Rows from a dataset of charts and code
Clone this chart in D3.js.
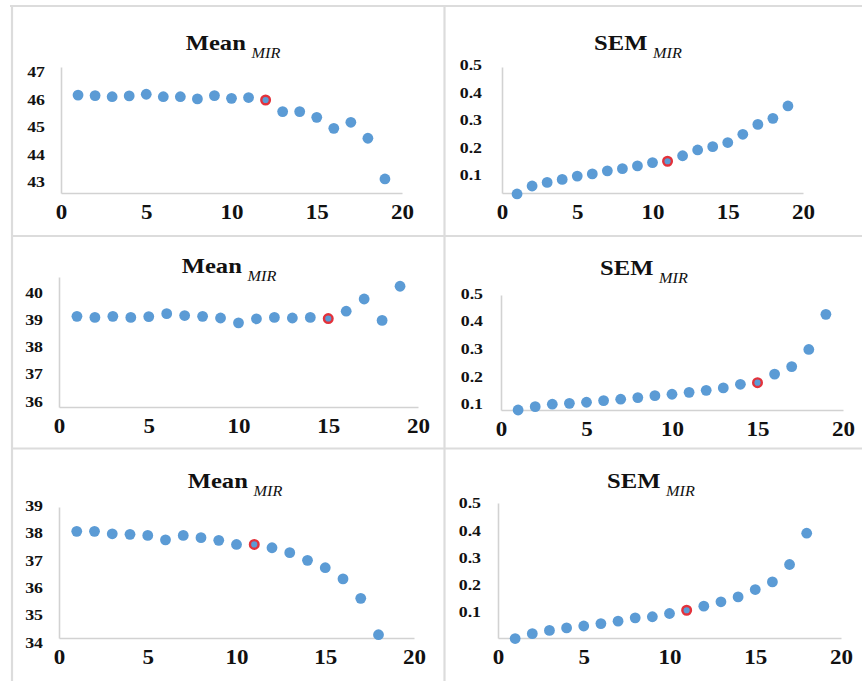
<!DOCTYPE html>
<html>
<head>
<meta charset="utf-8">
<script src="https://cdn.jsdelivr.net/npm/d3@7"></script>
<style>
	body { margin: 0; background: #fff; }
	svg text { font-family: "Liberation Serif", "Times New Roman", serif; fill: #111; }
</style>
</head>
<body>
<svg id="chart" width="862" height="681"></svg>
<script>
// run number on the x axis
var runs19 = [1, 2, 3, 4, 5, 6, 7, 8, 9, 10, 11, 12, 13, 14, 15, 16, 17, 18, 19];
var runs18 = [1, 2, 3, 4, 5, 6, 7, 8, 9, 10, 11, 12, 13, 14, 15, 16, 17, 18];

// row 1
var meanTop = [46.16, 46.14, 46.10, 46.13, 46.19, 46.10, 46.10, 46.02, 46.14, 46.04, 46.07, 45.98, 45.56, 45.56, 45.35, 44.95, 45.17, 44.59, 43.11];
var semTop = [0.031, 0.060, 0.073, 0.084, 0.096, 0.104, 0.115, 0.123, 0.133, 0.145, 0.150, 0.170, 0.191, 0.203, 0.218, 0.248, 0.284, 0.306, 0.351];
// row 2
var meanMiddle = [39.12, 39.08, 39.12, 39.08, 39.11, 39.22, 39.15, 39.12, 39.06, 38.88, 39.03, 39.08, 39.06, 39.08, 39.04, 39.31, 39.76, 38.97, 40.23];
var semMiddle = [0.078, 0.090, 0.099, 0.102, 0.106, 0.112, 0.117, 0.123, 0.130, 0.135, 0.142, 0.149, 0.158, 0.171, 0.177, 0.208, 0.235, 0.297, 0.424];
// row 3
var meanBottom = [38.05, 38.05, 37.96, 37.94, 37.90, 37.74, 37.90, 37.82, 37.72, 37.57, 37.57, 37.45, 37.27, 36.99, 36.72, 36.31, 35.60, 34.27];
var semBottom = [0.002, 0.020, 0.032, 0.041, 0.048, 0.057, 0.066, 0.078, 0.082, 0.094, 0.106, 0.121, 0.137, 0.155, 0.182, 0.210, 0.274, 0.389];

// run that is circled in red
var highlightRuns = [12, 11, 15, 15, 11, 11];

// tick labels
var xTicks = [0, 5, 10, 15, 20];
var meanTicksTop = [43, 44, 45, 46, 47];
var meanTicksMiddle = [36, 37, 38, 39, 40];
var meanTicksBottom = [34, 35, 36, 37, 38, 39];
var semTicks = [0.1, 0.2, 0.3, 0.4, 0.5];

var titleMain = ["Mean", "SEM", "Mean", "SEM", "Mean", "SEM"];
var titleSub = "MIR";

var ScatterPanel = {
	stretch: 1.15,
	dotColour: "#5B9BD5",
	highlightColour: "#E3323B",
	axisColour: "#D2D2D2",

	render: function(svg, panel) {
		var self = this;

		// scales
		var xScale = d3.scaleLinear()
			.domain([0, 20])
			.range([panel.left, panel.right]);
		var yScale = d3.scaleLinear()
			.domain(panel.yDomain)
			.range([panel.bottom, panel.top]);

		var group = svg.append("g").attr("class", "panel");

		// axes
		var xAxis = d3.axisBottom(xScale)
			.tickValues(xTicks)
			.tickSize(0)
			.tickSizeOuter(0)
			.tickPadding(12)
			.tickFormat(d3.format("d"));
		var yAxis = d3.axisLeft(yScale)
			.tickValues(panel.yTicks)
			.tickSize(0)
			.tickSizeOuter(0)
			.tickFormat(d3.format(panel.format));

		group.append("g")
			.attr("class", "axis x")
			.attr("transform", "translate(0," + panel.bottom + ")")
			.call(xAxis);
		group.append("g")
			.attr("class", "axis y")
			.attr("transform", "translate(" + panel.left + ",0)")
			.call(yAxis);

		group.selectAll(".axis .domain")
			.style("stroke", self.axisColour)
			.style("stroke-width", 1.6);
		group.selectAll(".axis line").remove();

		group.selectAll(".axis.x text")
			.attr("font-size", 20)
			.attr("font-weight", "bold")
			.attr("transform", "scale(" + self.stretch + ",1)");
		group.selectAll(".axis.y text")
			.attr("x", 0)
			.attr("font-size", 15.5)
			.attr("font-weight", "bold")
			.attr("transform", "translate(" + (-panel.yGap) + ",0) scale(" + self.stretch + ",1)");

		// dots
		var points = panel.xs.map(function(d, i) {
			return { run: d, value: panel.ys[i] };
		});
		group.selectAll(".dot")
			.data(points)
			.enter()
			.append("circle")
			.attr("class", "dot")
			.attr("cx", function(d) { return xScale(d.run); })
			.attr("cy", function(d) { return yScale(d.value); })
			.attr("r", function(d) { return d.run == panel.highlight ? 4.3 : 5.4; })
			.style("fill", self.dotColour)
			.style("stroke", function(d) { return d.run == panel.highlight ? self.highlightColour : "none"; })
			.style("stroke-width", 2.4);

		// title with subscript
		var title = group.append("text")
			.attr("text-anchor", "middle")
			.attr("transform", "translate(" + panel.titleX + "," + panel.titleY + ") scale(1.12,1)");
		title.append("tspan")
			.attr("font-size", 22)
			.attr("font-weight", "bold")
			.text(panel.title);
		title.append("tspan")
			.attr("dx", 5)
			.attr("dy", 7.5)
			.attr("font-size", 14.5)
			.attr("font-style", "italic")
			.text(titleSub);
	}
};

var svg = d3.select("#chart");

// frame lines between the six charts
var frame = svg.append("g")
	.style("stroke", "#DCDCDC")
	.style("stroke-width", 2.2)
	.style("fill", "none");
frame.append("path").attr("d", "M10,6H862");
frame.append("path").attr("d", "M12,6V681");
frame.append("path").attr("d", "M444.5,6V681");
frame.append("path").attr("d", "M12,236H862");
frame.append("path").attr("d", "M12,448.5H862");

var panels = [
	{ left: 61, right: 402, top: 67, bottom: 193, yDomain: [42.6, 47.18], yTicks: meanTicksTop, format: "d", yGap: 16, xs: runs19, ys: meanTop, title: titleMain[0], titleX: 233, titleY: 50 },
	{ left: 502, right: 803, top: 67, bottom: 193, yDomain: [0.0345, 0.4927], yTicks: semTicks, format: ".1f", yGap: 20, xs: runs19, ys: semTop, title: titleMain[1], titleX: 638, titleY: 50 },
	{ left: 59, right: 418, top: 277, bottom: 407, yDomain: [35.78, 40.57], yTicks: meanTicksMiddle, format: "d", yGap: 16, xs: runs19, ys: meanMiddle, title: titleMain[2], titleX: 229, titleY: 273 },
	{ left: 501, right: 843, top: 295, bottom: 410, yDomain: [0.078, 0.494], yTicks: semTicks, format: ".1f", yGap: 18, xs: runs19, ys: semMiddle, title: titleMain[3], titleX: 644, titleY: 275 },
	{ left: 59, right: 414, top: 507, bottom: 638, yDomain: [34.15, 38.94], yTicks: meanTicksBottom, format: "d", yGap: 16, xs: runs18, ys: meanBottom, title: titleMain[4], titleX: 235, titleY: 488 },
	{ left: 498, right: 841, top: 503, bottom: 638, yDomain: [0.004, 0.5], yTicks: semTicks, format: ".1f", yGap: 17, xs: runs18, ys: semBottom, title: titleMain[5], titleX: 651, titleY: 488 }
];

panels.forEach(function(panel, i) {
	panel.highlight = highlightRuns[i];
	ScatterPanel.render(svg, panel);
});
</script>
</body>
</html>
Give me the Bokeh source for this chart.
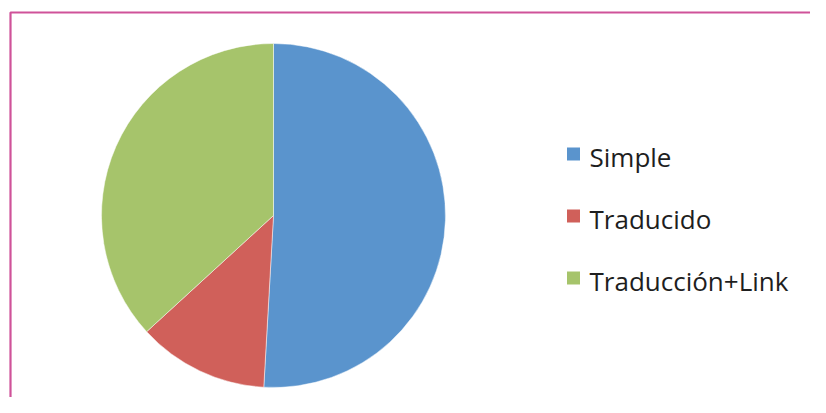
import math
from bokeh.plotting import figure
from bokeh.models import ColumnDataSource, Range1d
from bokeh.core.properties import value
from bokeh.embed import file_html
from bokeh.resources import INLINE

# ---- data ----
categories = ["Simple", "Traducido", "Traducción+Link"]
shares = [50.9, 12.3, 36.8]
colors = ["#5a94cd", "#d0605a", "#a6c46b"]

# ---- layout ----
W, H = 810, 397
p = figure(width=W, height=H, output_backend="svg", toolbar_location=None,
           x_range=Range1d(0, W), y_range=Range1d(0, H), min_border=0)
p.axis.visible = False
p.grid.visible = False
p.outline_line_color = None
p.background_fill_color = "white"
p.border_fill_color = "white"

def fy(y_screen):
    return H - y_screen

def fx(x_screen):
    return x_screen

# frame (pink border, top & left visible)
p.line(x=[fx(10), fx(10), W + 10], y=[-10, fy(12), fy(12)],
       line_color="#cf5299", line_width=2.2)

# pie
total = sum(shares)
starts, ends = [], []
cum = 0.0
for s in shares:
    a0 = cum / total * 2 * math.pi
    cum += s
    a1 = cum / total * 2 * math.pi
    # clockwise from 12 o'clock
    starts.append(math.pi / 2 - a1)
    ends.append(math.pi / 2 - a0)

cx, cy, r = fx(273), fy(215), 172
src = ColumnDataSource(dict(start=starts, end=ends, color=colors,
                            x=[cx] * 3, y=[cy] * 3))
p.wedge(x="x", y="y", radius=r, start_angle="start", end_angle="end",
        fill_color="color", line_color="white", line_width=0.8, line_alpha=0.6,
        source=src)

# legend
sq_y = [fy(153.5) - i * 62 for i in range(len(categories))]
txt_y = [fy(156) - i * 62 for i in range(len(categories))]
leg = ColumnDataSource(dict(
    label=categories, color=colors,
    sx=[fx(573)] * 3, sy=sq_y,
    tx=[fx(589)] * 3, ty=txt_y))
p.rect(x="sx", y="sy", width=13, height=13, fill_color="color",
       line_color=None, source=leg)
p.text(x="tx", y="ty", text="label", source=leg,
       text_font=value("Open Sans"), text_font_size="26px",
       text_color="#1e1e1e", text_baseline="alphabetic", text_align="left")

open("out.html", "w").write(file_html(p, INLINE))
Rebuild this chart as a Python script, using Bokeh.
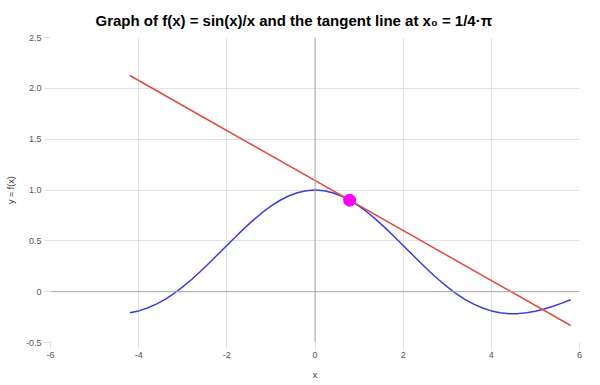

Problem description: Nothing but the lines above, starting at the line that contains "Give me the Bokeh source for this chart." and ending at the line that contains "source=src)", should be given again, exactly and without the pictures.

Output for this exercise:
Give me the Bokeh source for this chart.
import math
from bokeh.plotting import figure
from bokeh.models import ColumnDataSource, Range1d
from bokeh.core.properties import value
from bokeh.embed import file_html
from bokeh.resources import INLINE

# ---- data ----
categories = ["Simple", "Traducido", "Traducción+Link"]
shares = [50.9, 12.3, 36.8]
colors = ["#5a94cd", "#d0605a", "#a6c46b"]

# ---- layout ----
W, H = 810, 397
p = figure(width=W, height=H, output_backend="svg", toolbar_location=None,
           x_range=Range1d(0, W), y_range=Range1d(0, H), min_border=0)
p.axis.visible = False
p.grid.visible = False
p.outline_line_color = None
p.background_fill_color = "white"
p.border_fill_color = "white"

def fy(y_screen):
    return H - y_screen

def fx(x_screen):
    return x_screen

# frame (pink border, top & left visible)
p.line(x=[fx(10), fx(10), W + 10], y=[-10, fy(12), fy(12)],
       line_color="#cf5299", line_width=2.2)

# pie
total = sum(shares)
starts, ends = [], []
cum = 0.0
for s in shares:
    a0 = cum / total * 2 * math.pi
    cum += s
    a1 = cum / total * 2 * math.pi
    # clockwise from 12 o'clock
    starts.append(math.pi / 2 - a1)
    ends.append(math.pi / 2 - a0)

cx, cy, r = fx(273), fy(215), 172
src = ColumnDataSource(dict(start=starts, end=ends, color=colors,
                            x=[cx] * 3, y=[cy] * 3))
p.wedge(x="x", y="y", radius=r, start_angle="start", end_angle="end",
        fill_color="color", line_color="white", line_width=0.8, line_alpha=0.6,
        source=src)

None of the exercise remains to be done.